5 Countries That Run on 100% Renewable Energy (And How They Did It)

Iceland, Albania, Paraguay, Nepal, and Bhutan run entirely on renewables. See how each country built a 100% clean electricity grid, some for 40+ years.

RENEWABLE ENERGYFEATURED

7/4/20263 min read

Iceland runs on two things: hydropower and geothermal energy. Hydropower makes up 70% of its electricity. Geothermal, pulled straight from volcanic rock, covers the rest.

It started with a crisis. In 1973, oil prices spiked around the world. Iceland decided it never wanted to depend on imported fuel again. So it built its energy system around what it already had: rivers and volcanoes.

The payoff shows up in people's bills. Icelanders enjoy some of the cheapest electricity on Earth. Geothermal heat also warms most homes in the country through underground pipes.

What's next: Iceland wants to fuel its fishing fleet with green hydrogen. It's one of the last pieces of the economy still burning fossil fuel.

black and brown rock formation
black and brown rock formation

1: Iceland

Somewhere in the world right now, someone is charging their phone, running a washing machine, or turning on the lights. And no fossil fuel is being burned to make any of it happen.

That's daily life in Iceland, Albania, Paraguay, Nepal, and Bhutan. These five countries generate essentially all their electricity from renewables. No coal. No gas. No oil.

Some have run this way for over 40 years. Here's how each one pulled it off.

2: Albania

Albania gets almost all its power from hydro dams. Most were built decades ago, during the communist era of the 1970s and 80s.

The system keeps growing. Since 2008, Albania has expanded its hydro capacity by 65%. The government has signed 130 contracts for new plants. Forty-five are already running.

Here's the catch: hydropower needs rain. Scientists expect Albania's rainfall to drop by up to 6.3% by 2050. Less rain means less power.

What's next: Albania is adding solar to the mix, especially for summer months when water levels run low.

3: Paraguay

Paraguay's entire clean energy story comes down to one structure: the Itaipu Dam. Built with Brazil, it's been running since 1984. It's one of the biggest hydroelectric dams on the planet.

Paraguay only needs a fraction of the power the dam produces. The rest gets sent to Brazil and Argentina. One dam. Three countries powered.

What's next: Paraguay is exploring solar, wind, and bioenergy, so it isn't relying on a single piece of infrastructure forever.

4: Nepal

Nepal's rivers carry snowmelt down from the Himalayas, and that water generates 98.6% of the country's electricity.

For years, Nepal used every watt at home. That changed in 2021. For the first time, Nepal had enough extra power to start selling electricity to India and Bangladesh during the rainy season.

What's next: A new hydro plant, set to open in 2033, will add over 1,000 megawatts to the grid, more than boosting current output.

5: Bhutan

Bhutan has never built a fossil fuel power plant. Its entire grid runs on hydropower, a system built with India's help starting in the 1960s.

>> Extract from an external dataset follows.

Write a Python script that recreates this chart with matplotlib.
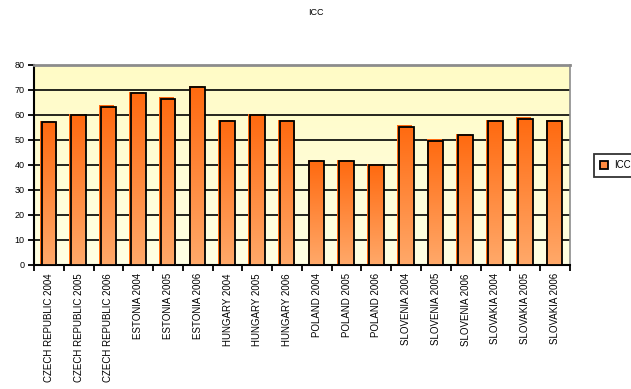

Its newest major plant, Mangdechhu, came online in 2019. Bhutan sells much of its extra electricity to India, turning clean energy into real income for the country.

Bhutan does something almost no other country can claim: it's carbon negative. Its forests soak up more carbon than the country produces.

What's next: Bhutan has only tapped 7% of its total hydropower potential. Funding, not resources, is what's holding it back.

Why It Matters

These five countries don't share a landscape, a government, or an economy. What they share is a strategy: build around what nature already gave you, instead of importing fuel from somewhere else.

They're not the only ones close to this goal. Ethiopia and the Democratic Republic of the Congo generate over 99.7% of their electricity from renewables too. Norway isn't far behind, at 98.38%, and it pairs that clean grid with the world's highest rate of electric car sales.

But 100% clean electricity doesn't always mean 100% access. In the Democratic Republic of the Congo, almost all power comes from hydro, yet only 9% of the population is actually connected to the grid. Clean and accessible are two different problems. The best success stories will need to solve both.

The Takeaway

Renewable investment hit almost $500 billion worldwide in 2022. Solar alone made up 73% of all renewable growth in 2023, and it's on track to become the world's top energy source by 2050.

That means the next countries to join this list probably won't need a volcano or a mega-dam. They'll get there with solar panels and wind turbines, tools that almost any country on Earth can build.

The blueprint for a 100% clean grid isn't a theory. It's already running, quietly, in five countries most people have never thought to check.